TASK DESCRIPTION: Leave out the pictures, and return only the lines running from the one that contains "Write the TikZ code for this diagram." to the one that contains "(hApp) at (732,39)", both included, exactly as they appear.

## START SUPPLIED RECORDS

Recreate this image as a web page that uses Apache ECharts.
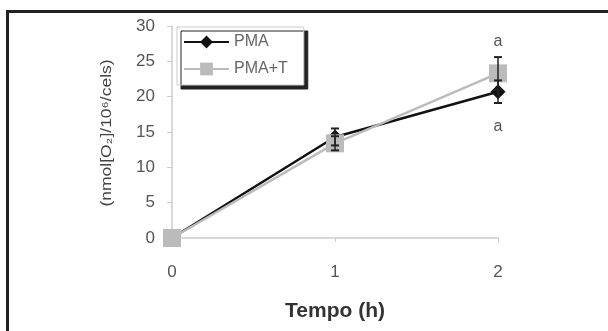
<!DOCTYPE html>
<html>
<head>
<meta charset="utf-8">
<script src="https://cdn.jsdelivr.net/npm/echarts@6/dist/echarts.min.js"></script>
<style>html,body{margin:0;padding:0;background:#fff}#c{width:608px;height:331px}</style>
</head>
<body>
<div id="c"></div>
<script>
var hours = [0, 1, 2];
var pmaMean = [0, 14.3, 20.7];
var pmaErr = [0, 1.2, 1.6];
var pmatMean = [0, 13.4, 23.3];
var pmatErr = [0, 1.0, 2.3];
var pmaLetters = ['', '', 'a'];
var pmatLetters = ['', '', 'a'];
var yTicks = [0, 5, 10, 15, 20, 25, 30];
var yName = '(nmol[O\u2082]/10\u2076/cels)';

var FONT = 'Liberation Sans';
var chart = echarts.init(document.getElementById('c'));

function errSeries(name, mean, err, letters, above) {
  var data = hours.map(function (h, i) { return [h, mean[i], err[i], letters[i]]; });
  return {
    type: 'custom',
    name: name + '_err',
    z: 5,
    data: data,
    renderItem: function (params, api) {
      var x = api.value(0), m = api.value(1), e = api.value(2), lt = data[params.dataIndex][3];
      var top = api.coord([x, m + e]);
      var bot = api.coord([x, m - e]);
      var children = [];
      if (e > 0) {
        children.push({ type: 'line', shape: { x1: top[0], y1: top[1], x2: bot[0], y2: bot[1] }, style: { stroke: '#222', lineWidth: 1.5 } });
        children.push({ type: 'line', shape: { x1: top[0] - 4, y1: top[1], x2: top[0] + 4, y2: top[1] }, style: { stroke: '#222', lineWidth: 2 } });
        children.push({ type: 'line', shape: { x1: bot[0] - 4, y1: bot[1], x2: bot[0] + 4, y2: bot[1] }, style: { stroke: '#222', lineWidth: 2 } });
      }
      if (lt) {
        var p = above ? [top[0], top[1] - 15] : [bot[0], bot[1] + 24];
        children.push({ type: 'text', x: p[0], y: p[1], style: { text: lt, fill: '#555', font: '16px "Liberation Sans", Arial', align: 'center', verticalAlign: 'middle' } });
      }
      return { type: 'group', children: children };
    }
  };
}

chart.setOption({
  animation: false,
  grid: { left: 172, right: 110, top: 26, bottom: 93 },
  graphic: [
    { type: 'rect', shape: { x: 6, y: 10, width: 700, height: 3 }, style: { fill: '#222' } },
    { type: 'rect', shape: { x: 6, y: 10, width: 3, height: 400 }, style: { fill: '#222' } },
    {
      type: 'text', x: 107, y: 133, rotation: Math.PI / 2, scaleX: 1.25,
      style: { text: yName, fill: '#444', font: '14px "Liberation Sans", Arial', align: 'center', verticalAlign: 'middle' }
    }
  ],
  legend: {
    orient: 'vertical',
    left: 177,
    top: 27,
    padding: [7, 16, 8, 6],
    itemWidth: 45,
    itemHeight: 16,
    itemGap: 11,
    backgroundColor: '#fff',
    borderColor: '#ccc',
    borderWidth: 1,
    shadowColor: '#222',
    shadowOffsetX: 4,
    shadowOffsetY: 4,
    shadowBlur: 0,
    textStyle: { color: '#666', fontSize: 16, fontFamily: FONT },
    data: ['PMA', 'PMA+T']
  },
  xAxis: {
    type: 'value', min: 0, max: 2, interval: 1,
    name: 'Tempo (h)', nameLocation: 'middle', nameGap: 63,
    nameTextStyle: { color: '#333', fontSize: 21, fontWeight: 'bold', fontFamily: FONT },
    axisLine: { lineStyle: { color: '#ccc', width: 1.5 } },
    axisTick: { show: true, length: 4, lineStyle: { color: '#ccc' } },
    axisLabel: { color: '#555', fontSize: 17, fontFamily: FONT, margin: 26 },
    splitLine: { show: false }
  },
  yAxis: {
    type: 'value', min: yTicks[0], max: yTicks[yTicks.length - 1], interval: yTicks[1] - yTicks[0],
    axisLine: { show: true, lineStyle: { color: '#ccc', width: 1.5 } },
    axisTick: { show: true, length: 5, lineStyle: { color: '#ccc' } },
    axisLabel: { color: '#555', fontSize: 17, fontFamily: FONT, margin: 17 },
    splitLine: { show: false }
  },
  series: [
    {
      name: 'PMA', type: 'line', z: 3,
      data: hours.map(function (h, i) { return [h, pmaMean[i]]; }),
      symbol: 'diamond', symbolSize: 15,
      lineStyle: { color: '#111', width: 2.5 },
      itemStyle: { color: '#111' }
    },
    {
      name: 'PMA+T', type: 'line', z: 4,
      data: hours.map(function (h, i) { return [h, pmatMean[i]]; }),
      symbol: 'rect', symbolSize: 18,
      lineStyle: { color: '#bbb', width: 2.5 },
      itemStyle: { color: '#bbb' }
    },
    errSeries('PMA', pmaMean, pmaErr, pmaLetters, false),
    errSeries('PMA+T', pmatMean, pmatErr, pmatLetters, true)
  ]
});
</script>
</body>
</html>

## END SUPPLIED RECORDS
## START SUPPLIED RECORDS

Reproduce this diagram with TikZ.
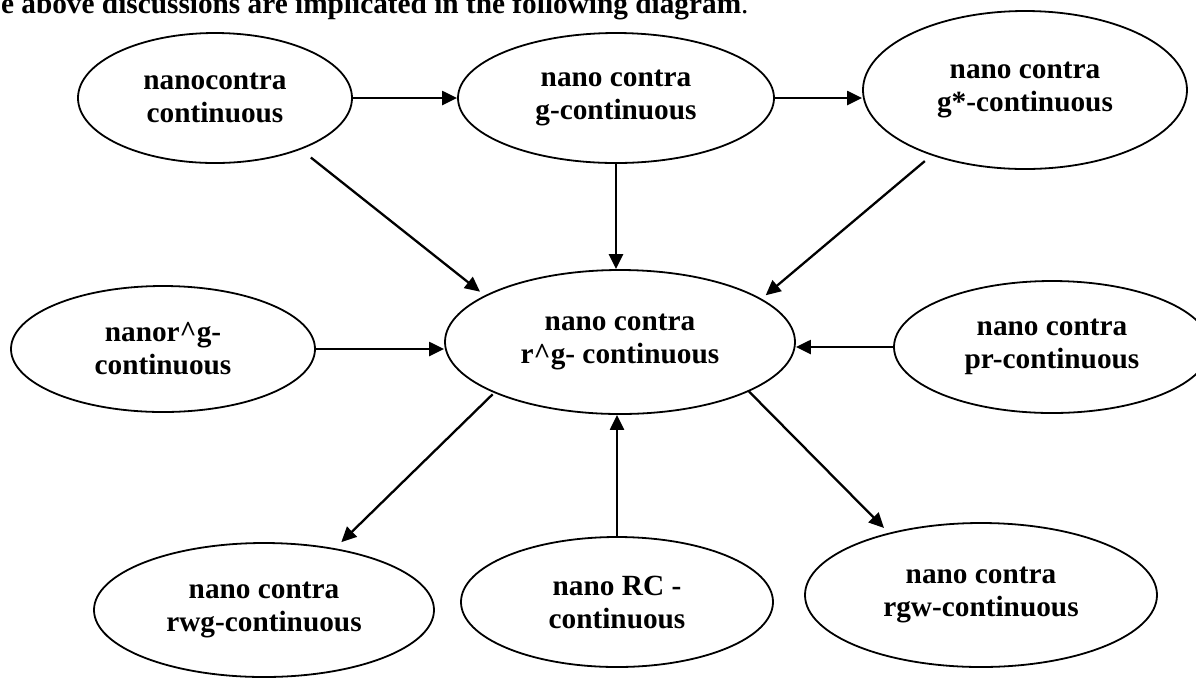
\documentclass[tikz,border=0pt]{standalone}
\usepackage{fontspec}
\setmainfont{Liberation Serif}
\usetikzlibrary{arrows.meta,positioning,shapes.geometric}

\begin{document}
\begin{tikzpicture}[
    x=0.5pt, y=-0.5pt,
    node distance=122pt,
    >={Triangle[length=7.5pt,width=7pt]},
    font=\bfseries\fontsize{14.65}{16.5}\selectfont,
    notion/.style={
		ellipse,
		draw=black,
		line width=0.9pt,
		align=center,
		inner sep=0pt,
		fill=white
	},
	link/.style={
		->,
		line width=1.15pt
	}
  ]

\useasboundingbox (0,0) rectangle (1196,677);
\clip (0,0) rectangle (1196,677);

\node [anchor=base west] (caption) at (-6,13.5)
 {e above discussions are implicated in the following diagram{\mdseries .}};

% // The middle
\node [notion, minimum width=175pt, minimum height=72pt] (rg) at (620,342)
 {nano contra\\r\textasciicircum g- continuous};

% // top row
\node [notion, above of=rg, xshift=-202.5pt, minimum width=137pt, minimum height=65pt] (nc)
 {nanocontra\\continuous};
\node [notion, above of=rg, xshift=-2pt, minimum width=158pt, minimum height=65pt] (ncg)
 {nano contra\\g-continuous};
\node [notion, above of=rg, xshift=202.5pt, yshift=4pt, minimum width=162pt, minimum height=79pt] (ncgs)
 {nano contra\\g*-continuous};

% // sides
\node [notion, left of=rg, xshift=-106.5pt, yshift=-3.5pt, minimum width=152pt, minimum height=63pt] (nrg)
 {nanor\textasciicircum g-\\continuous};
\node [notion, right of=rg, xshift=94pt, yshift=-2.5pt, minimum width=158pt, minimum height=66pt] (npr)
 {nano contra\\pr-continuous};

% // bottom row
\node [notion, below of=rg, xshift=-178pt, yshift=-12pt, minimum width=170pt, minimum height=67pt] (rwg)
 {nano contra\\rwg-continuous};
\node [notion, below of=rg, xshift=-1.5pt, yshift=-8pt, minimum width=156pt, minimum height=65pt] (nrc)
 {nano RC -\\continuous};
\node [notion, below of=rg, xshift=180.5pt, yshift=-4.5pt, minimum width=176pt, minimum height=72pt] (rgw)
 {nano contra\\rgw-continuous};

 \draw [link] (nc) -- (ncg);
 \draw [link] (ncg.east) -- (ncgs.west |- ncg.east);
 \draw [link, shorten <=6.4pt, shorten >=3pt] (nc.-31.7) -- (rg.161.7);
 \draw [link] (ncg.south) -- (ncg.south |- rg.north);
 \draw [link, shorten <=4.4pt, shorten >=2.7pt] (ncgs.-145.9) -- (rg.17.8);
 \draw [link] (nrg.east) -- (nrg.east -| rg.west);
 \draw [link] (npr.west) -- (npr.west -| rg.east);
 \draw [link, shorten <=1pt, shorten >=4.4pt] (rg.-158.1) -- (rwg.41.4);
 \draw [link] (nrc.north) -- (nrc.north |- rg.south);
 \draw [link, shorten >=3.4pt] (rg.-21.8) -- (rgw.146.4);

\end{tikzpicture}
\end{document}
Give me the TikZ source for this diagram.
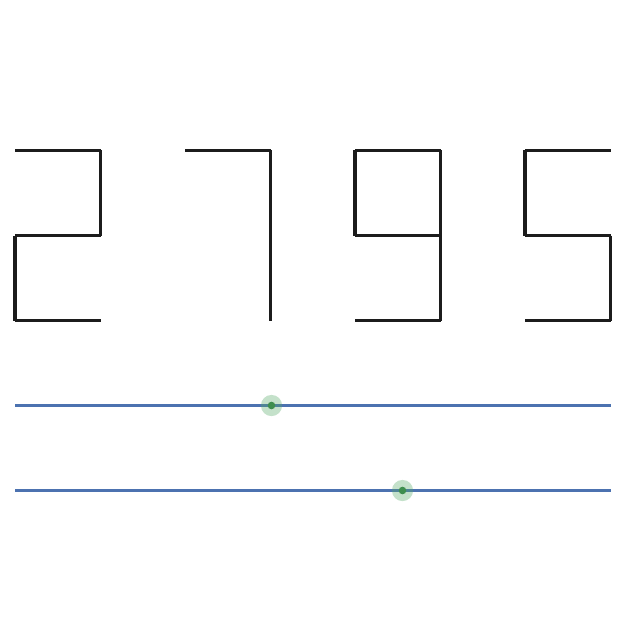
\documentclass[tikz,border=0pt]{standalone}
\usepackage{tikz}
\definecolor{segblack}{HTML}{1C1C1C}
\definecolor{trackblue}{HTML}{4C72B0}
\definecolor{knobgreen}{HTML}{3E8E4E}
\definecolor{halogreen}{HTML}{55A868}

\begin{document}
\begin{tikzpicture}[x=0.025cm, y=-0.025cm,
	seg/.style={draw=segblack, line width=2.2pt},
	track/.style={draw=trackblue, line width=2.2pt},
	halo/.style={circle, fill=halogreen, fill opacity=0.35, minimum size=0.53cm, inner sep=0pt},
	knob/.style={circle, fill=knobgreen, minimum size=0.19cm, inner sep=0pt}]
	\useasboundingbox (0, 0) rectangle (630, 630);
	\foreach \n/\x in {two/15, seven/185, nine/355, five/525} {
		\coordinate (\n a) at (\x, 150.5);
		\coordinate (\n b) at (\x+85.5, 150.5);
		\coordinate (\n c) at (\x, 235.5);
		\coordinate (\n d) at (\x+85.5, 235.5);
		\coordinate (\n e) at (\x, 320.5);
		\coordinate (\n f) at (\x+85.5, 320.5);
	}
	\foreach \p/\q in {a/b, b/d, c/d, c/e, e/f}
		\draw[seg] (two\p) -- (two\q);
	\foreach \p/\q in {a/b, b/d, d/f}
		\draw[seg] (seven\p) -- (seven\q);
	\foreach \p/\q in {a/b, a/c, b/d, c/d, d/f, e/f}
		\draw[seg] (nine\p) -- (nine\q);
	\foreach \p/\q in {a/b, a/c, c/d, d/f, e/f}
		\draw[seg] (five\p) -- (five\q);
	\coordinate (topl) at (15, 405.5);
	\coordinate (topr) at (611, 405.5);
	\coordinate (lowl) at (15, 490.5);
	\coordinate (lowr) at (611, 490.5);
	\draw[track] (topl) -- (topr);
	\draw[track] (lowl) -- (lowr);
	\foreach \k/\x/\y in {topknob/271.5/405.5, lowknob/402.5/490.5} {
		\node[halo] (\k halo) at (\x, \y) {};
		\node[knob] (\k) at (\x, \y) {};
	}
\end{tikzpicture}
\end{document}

## END SUPPLIED RECORDS
## START SUPPLIED RECORDS

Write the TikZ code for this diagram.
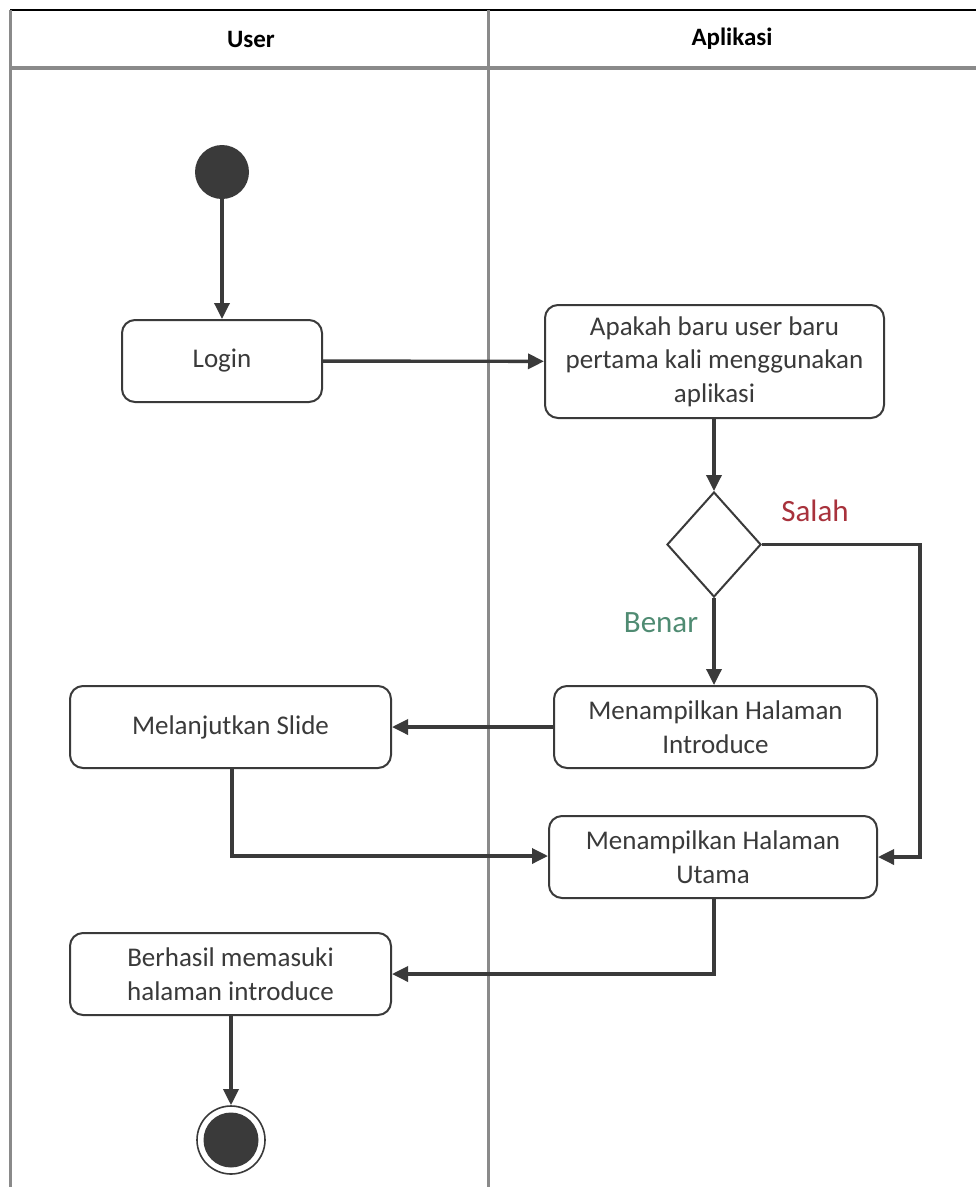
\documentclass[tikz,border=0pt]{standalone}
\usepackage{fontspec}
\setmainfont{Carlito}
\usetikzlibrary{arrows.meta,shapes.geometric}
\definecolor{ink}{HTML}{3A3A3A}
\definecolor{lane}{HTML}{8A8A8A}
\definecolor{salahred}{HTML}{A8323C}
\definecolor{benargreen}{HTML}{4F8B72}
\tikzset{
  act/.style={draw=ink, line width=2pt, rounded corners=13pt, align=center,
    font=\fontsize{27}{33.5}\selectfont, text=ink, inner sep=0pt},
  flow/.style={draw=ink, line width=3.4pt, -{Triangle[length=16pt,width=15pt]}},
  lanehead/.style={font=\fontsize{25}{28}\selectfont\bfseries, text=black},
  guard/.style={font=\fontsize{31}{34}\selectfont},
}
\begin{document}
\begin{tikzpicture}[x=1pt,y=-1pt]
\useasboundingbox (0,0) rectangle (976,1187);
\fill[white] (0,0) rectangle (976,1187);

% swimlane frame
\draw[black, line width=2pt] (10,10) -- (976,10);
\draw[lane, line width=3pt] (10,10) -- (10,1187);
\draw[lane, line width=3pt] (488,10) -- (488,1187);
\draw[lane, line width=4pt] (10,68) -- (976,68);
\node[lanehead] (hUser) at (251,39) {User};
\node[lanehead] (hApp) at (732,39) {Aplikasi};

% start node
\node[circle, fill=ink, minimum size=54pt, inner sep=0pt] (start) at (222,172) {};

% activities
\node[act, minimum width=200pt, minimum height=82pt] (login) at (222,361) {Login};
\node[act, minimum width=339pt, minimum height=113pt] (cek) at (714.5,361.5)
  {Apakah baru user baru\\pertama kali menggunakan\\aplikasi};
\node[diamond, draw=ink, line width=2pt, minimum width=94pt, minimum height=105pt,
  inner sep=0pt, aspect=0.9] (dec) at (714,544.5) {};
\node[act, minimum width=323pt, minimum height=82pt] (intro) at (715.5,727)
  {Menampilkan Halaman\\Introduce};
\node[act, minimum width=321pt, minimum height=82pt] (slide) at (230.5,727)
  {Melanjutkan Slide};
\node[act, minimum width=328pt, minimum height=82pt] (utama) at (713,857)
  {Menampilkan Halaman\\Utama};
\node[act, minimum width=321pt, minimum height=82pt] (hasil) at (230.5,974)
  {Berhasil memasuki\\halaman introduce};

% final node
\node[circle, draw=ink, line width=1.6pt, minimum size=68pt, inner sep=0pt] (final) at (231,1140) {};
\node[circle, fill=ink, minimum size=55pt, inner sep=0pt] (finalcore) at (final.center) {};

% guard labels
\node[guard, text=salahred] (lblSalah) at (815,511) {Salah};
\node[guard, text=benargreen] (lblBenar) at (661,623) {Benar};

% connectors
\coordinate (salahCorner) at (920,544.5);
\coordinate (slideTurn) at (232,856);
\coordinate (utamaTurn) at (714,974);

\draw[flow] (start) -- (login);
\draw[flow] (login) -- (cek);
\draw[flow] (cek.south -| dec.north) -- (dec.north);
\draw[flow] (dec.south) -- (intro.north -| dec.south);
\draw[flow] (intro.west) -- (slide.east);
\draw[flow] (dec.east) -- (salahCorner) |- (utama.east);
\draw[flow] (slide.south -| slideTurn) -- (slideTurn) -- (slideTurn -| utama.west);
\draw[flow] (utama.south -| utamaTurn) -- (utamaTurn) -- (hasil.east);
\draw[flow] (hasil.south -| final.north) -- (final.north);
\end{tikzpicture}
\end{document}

## END SUPPLIED RECORDS

SOLUTION:
Write the TikZ code for this diagram.
\documentclass[tikz,border=0pt]{standalone}
\usepackage{fontspec}
\setmainfont{Carlito}
\usetikzlibrary{arrows.meta,shapes.geometric}
\definecolor{ink}{HTML}{3A3A3A}
\definecolor{lane}{HTML}{8A8A8A}
\definecolor{salahred}{HTML}{A8323C}
\definecolor{benargreen}{HTML}{4F8B72}
\tikzset{
  act/.style={draw=ink, line width=2pt, rounded corners=13pt, align=center,
    font=\fontsize{27}{33.5}\selectfont, text=ink, inner sep=0pt},
  flow/.style={draw=ink, line width=3.4pt, -{Triangle[length=16pt,width=15pt]}},
  lanehead/.style={font=\fontsize{25}{28}\selectfont\bfseries, text=black},
  guard/.style={font=\fontsize{31}{34}\selectfont},
}
\begin{document}
\begin{tikzpicture}[x=1pt,y=-1pt]
\useasboundingbox (0,0) rectangle (976,1187);
\fill[white] (0,0) rectangle (976,1187);

% swimlane frame
\draw[black, line width=2pt] (10,10) -- (976,10);
\draw[lane, line width=3pt] (10,10) -- (10,1187);
\draw[lane, line width=3pt] (488,10) -- (488,1187);
\draw[lane, line width=4pt] (10,68) -- (976,68);
\node[lanehead] (hUser) at (251,39) {User};
\node[lanehead] (hApp) at (732,39) {Aplikasi};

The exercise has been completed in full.